Financial consequences of signing on to the compact could also be dire, the release stated, especially as state funding could remain flat in the upcoming fiscal year.
Tuition is the largest revenue source for Iowa universities and state funding makes up less than one-third of total revenues, and the release cited a Postsecondary Education & Economics Research Center paper that stated net costs for students and families have increased as a result of tuition freezes in other states.
The U.S. Department of Justice will be in charge of reviewing universities for compliance with the compact and will have those who have violated it forfeit federal funding and other “benefits” from the federal government for at least one year, according to the compact. The opponents’ release stated this would create even more financial uncertainty.

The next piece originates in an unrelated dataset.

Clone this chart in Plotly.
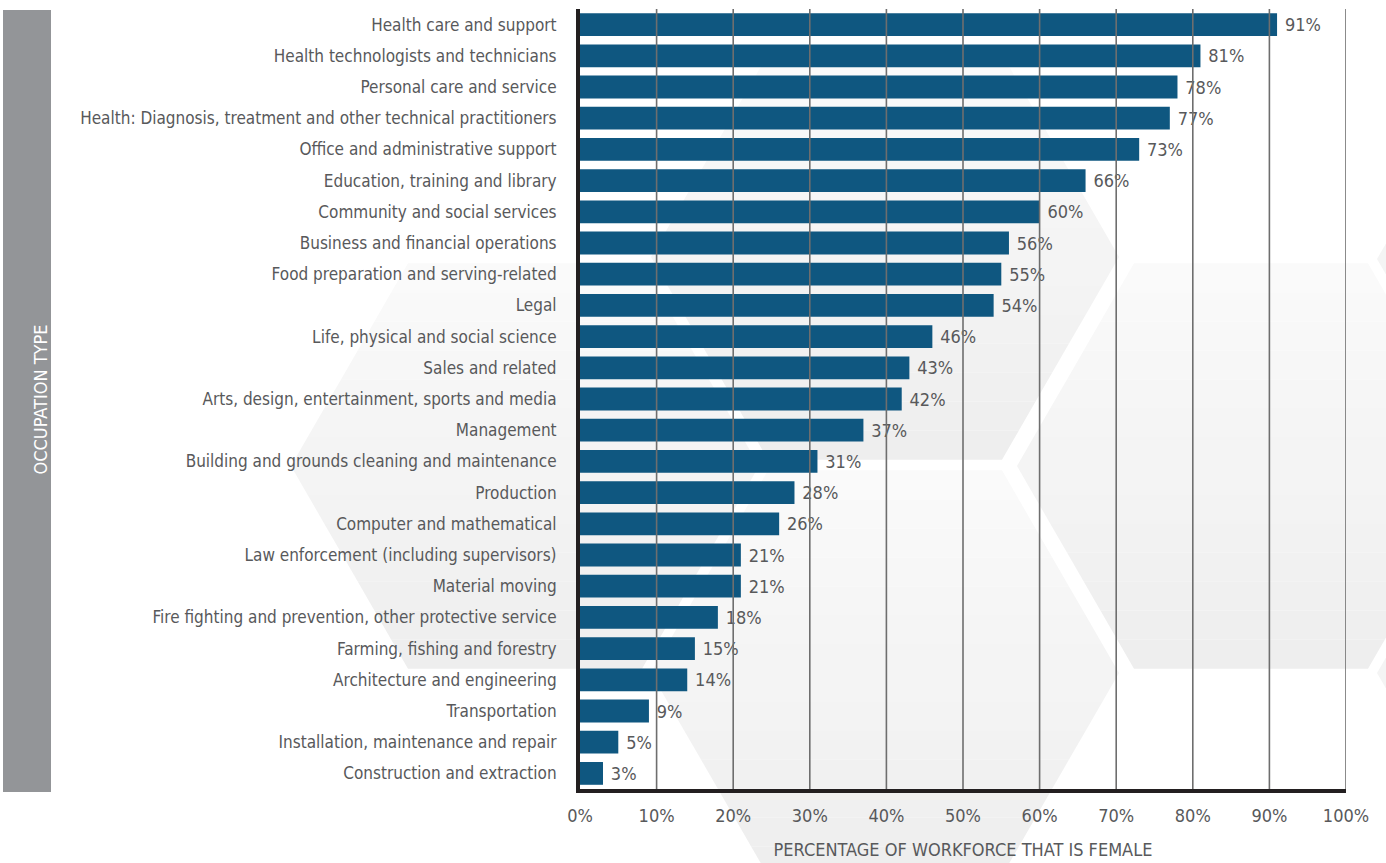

“The compact weaponizes public funding to compel ideological obedience. It transforms education from a public good into a conditional privilege granted only to institutions willing to align with state-sanctioned norms,” Calderón said in the release.
Protections for freedom of speech and “civil discourse in the classroom” are already set in place in Iowa Board of Regents policy and state code, the release stated, that provide guidance for how professors handle potentially controversial matters and ensure individuals can share their thoughts and ideas.
“We all want Iowa’s public universities to be places where students and faculty — regardless of political orientation — are not just free but encouraged to pursue their own intellectual discovery and to contribute to a campus culture devoted to excellence, curiosity and tolerance,” said Cullen Padgett-Walsh, president of Iowa State University’s AAUP chapter, in the release. “Bullying from the federal government isn’t the way to get there.”